I’ve posted dozens of iPhone hiking guides and GPS-enabled travelogues there.

Linked In

Work history and recommendations from colleagues.

My movie thing

I’ve been a movie junkie as long as I can remember. I recall ripping through the TV section of the Peoria Journal Star every Saturday, looking for hopeful signs on the next week’s movie horizon. I couldn’t have been older than 9 or 10, with tastes appropriate to my years — all I needed in life was two hours of Godzilla eating Tokyo or Washington fending off alien invaders.

I watched everything back then — I still remember the first time I saw Slim Pickens riding that A-bomb to his doom in “Doctor Strangelove.” I had no idea it was a comedy.

Oddly enough, the late-show movie most fixed in my memory involved a black guy trapped in a mine while World War III breaks out. He escapes to a world devoid of people and settles into a strange life in a vacant New York City. Then he finds a woman. Things progress until another guy shows up. He’s white. Naturally, the first instinct of the last three people on earth is a racially charged love triangle.

Today my movie habit is enabled almost entirely by Netflix.com, and my deepest lament is that I’ve seen all the good ones (nearly 1200 titles and counting).

Netflix doesn’t stock every film ever produced (they’re not all out on DVD), but it has enough to keep a fiend like me on the hook. I’ve become a huge fan of foreign flicks, mainly because gobs of great movies are out there if you can deal with the subtitles (I’d rather read subtitles than try to watch dubbed movies; the mouth-not-following-the-words is too distracting).

I’ve seen all the best work of Akira Kurosawa, Japan’s legendary film director. His “Seven Samurai,” remade in the U.S. as “The Magnificent Seven,” tells the story of lowly Japanese peasants who become so fed up with marauding bandits that they hire free-lance samurai warriors to a) save their crops; and b) seek revenge. One of the co-stars is Toshiro Mifune, who also starred as a cunning rogue who plays a town’s feuding factions against each other in the classic Yojimbo, remade as “A Fistful of Dollars” in the spaghetti western that turned Clint Eastwood into a huge star.

Speaking of samurai warriors, thanks to Netflix I stumbled across the work of Jean-Pierre Melville, a great French director whose Le samouraï” was one of the great crime movies of the 1960s. Le samouraï features a square-jawed heartthrob who carefully and precisely kills people for a living. Even better is “Le deuxième souffle” (The Second Wind), featuring a scary-tough bad-ass (hard to imagine in a French film, I know) named “Gu” who breaks out of prison and attempts the epic heist that will let him retire in peace.

I could go on, perhaps to my last keystroke, raving about all the great movies and griping about the bad ones. It’s true they don’t make them like they used to. But good ones keep getting made, and forgotten ones keep getting rediscovered.

Fine time to be a film fiend, no doubt about it.

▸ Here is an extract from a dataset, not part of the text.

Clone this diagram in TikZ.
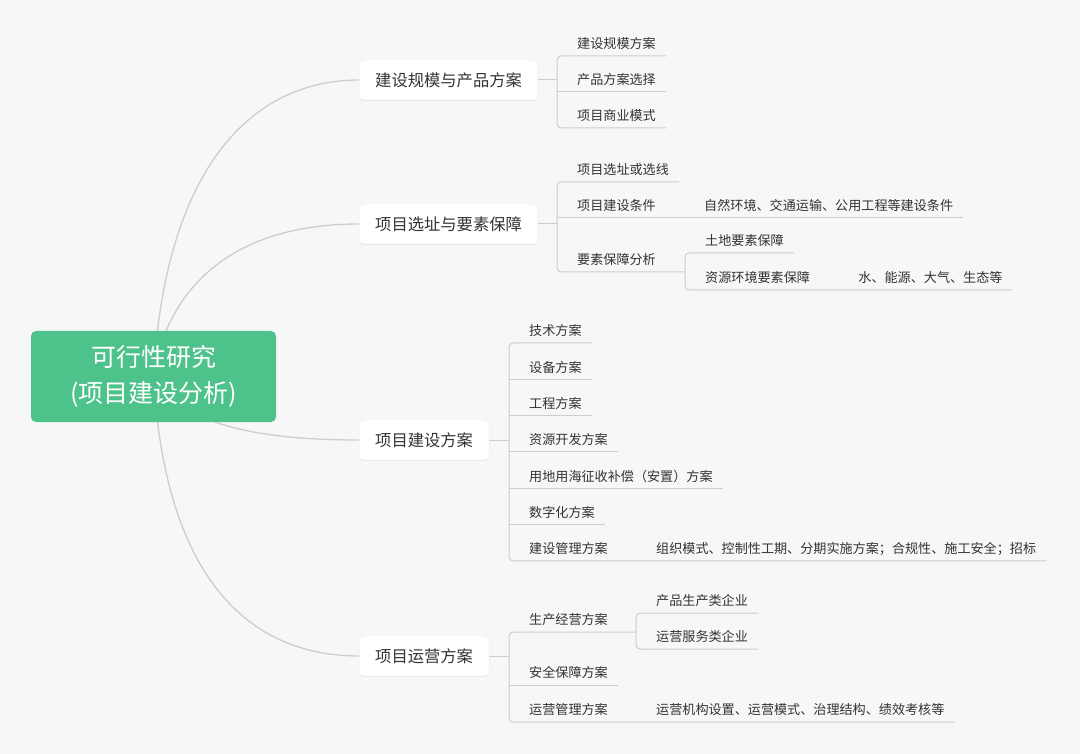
\documentclass[tikz,border=0pt]{standalone}
\usepackage{fontspec}
\setmainfont{Noto Sans CJK SC}
\usepackage{tikz}
\usetikzlibrary{positioning,backgrounds,shadows}
\definecolor{bgcol}{HTML}{F7F7F7}
\definecolor{rootcol}{HTML}{4EC28B}
\definecolor{linecol}{HTML}{CDCDCD}
\definecolor{txtcol}{HTML}{333333}
\tikzset{
  root/.style={fill=rootcol, text=white, rounded corners=5pt,
    minimum width=245pt, minimum height=91pt, align=center,
    font=\fontsize{25}{36}\selectfont},
  topic/.style={anchor=west, fill=white, draw=black!9, rounded corners=4pt,
    minimum height=40pt, inner xsep=16pt, text=txtcol,
    font=\fontsize{16.3}{20}\selectfont,
    drop shadow={shadow xshift=0pt, shadow yshift=-1.2pt, opacity=.10}},
  leaf/.style={anchor=south west, inner sep=0pt, text height=11pt, text depth=7pt,
    text=txtcol, font=\fontsize{13.1}{15}\selectfont,
    execute at begin node=\hspace*{20pt}, execute at end node=\hspace*{10pt}},
  curve/.style={draw=linecol, line width=1.3pt},
  link/.style={draw=linecol, line width=1pt},
  bracket/.style={link, rounded corners=4pt}
}
\begin{document}
\begin{tikzpicture}[x=1pt, y=-1pt,
node distance = 18pt
                        ]
\useasboundingbox (0,0) rectangle (1080,754);
\node[root] (root) at (153.5,376.5) {可行性研究\\(项目建设分析)};
%
\node[topic] (b1) at (359,80)  {建设规模与产品方案};
\node[topic] (b2) at (359,224) {项目选址与要素保障};
\node[topic] (b3) at (359,440) {项目建设方案};
\node[topic] (b4) at (359,656) {项目运营方案};
%
\foreach \t [count=\i] in {建设规模方案, 产品方案选择, 项目商业模式}
    \node[leaf] (a\i) at (557,20+36*\i) {\t};
%
\node[leaf] (c1) at (557,182) {项目选址或选线};
\node[leaf] (c2) at (557,218) {项目建设条件};
\node[leaf] (c3) at (557,272) {要素保障分析};
\node[leaf, right=of c2] (c2a) {自然环境、交通运输、公用工程等建设条件};
\node[leaf] (c3a) at (685,253) {土地要素保障};
\node[leaf] (c3b) at (685,290) {资源环境要素保障};
\node[leaf, right=of c3b] (c3c) {水、能源、大气、生态等};
%
\foreach \t [count=\i] in {技术方案, 设备方案, 工程方案, 资源开发方案,
        用地用海征收补偿（安置）方案, 数字化方案, 建设管理方案}
    \node[leaf] (d\i) at (509,306.7+36.3*\i) {\t};
\node[leaf, right=of d7] (d7a) {组织模式、控制性工期、分期实施方案；合规性、施工安全；招标};
%
\node[leaf] (e1) at (509,632) {生产经营方案};
\node[leaf] (e2) at (509,685) {安全保障方案};
\node[leaf] (e3) at (509,722) {运营管理方案};
\node[leaf] (e1a) at (636,613) {产品生产类企业};
\node[leaf] (e1b) at (636,649) {运营服务类企业};
\node[leaf, right=of e3] (e3a) {运营机构设置、运营模式、治理结构、绩效考核等};
%
\draw[link] (b1.east) -- (b1.east -| a1.south west);
\draw[link] (b2.east) -- (b2.east -| c1.south west);
\draw[link] (b3.east) -- (b3.east -| d1.south west);
\draw[link] (b4.east) -- (b4.east -| e1.south west);
%
\draw[bracket] (a1.south east) -- (a1.south west) -- (a3.south west) -- (a3.south east);
\draw[link] (a2.south west) -- (a2.south east);
%
\draw[bracket] (c1.south east) -- (c1.south west) -- (c3.south west) -- (c3.south -| c3a.south west);
\draw[link] (c2.south west) -- (c2a.south east);
\draw[bracket] (c3a.south east) -- (c3a.south west) -- (c3b.south west) -- (c3c.south east);
%
\draw[bracket] (d1.south east) -- (d1.south west) -- (d7.south west) -- (d7a.south east);
\foreach \i in {2,...,6}
    \draw[link] (d\i.south west) -- (d\i.south east);
%
\draw[bracket] (e1.south -| e1a.south west) -- (e1.south west) -- (e3.south west) -- (e3a.south east);
\draw[link] (e2.south west) -- (e2.south east);
\draw[bracket] (e1a.south east) -- (e1a.south west) -- (e1b.south west) -- (e1b.south east);
%
\begin{scope}[on background layer]
\fill[bgcol] (0,0) rectangle (1080,754);
\draw[curve] (root.center) .. controls (165,170) and (250,80) .. (b1.west);
\draw[curve] (root.center) .. controls (165,300) and (220,224) .. (b2.west);
\draw[curve] (root.center) .. controls (180,425) and (260,440) .. (b3.west);
\draw[curve] (root.center) .. controls (165,580) and (250,656) .. (b4.west);
\end{scope}
\end{tikzpicture}
\end{document}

Combining two of my favorite things

Massie Gap

Funny how necessity recalibrates your intentions. Back in California I’d do almost anything to avoid long drives to trails — it seemed like a crime against nature to spend more time driving than hiking. The reality, though, was there were so many excellent hiking trails in the Bay Area that I could always find an excuse to pair a long hike with a short drive.

On our current end of the country, the situation is almost entirely reversed: it’s crazy to make do with local trails when excellent ones are just a couple hours away. Case in point: Saturday’s hike at Grayson Highlands State Park paired five hours of driving with five hours of hiking. While the Appalachian peaks seem scrawny by Western standards, they are nevertheless mountains that stretch for 1,200 miles from Georgia to Canada. There’s nothing like it within 50 miles of Winston-Salem.

The route up to Grayson Highlands twists, climbs and dives though at least 50 miles of remote two-lane blacktop; I’ve always loved taking these kinds of drives. Seems I now have two reasons to head for the hills.

(I’m sure it’s just a coincidence — not karma or anything — that my luck seems to have been continually improving since my departure from the daily-dose-of-doom industry.)